Superconductivity appears at x=0.80 and 1.00 with Tc around 5 and 14 K.

Resistivity ratio decreases with increasing Sr content, indicating increased metallicity.

Room temperature thermoelectric power decreases with Sr substitution, implying more mobile holes.

Abstract

Samples of Y0.4Pr0.6Ba2-xSrxCu3O7 have been synthesized by a solid- state reaction route. The samples with x = 0.60 crystallize in an orthorhombic structure (with orthorhombic distortion decreasing with increasing x), while the samples with x=0.80 and 1.0 crystallize in a pseudo tetragonal structure.
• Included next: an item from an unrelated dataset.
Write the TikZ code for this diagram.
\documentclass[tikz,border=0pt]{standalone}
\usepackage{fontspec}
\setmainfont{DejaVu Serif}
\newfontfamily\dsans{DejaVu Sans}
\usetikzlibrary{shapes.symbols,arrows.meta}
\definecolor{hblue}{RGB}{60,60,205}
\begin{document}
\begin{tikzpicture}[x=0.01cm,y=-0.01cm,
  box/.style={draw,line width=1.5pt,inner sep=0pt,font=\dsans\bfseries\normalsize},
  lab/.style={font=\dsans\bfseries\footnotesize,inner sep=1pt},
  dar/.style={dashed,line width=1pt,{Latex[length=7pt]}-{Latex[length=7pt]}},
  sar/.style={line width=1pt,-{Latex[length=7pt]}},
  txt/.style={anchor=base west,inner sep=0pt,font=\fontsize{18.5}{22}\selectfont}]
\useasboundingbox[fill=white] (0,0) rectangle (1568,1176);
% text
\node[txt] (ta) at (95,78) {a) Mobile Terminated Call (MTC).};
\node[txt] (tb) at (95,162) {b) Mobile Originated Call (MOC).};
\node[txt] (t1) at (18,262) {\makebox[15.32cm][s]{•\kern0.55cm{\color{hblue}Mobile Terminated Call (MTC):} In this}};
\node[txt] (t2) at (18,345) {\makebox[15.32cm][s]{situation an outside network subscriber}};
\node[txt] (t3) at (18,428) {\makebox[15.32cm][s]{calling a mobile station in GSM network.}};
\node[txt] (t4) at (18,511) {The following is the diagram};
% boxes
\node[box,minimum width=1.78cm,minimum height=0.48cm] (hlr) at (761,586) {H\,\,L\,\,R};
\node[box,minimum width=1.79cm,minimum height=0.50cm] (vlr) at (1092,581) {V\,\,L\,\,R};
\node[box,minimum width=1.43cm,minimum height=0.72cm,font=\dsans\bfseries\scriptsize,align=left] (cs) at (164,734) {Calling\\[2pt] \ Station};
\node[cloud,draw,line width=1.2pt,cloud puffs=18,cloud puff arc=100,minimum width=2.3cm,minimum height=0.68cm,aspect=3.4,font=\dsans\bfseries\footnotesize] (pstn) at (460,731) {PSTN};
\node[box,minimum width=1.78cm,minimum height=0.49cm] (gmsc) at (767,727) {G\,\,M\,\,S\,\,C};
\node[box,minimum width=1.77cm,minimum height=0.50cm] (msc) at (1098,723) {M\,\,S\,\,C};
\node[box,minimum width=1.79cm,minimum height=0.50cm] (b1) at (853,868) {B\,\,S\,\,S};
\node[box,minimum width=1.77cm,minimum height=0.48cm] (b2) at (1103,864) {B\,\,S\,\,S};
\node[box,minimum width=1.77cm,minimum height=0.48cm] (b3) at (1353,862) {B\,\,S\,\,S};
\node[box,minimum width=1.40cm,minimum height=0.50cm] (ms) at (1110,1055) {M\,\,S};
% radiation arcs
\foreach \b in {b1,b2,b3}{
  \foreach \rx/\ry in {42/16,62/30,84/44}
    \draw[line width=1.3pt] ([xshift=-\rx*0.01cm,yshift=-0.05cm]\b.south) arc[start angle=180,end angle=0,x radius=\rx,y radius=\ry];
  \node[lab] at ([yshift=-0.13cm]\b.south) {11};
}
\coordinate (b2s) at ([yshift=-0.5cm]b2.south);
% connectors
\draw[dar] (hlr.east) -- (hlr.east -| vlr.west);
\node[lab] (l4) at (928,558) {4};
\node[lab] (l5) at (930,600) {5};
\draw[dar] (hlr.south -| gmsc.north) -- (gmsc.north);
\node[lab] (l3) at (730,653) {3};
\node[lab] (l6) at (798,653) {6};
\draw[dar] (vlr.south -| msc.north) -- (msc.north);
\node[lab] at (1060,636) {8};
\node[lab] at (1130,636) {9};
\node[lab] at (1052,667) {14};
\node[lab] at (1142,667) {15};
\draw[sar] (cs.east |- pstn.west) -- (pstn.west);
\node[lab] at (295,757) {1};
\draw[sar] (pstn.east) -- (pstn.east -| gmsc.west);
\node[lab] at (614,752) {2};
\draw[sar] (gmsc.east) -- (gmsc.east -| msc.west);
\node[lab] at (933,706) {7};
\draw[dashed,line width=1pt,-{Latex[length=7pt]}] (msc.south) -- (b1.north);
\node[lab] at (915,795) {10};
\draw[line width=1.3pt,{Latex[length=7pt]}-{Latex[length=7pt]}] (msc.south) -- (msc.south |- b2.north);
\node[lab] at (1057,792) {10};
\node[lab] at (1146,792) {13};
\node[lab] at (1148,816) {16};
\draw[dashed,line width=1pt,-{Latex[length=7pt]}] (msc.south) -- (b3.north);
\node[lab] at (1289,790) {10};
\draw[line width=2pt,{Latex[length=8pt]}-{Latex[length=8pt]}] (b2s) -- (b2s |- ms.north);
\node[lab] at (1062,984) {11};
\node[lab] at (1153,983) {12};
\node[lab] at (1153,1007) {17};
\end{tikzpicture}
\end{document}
Resistance (R) measurements as a function of temperature (T) show that x = 0.0 sample is highly semiconducting with R2K/R300K ratio of ~ 65. This ratio decreases to only ~23 and 5 for x=0.20 and x=0.4 samples, respectively. Further, the x=0.60 sample shows onset of a broad superconducting transition temperature (Tconset) at around 20 K without achieving the TcR=0 state down to 2 K. The TcR=0 state is observed in x = 0.80 and 1.00 samples at around 5 and 14 K, respectively. Thermo-electric power (S), also exhibits TcS~0 state at around 11 K and 16 K, respectively for x = 0.8 and 1.00 samples. Thermo electric power at room temperature is positive and decreases with increasing x, indicating enhanced number of mobile holes. These results demonstrate that substitution of Sr at Ba-site systematically induces metallicity and eventually superconductivity in Y0.4Pr0.6Ba2-xSrxCu3O7 system. The results are explained on the basis of reduced Pr(4f) orbital hybridization with O(2p) in supercondu cting Cu-O2 planes, resulting in delocalization of the mobile carriers. The role of decreased Pr/Ba intermixing disorder is also considered.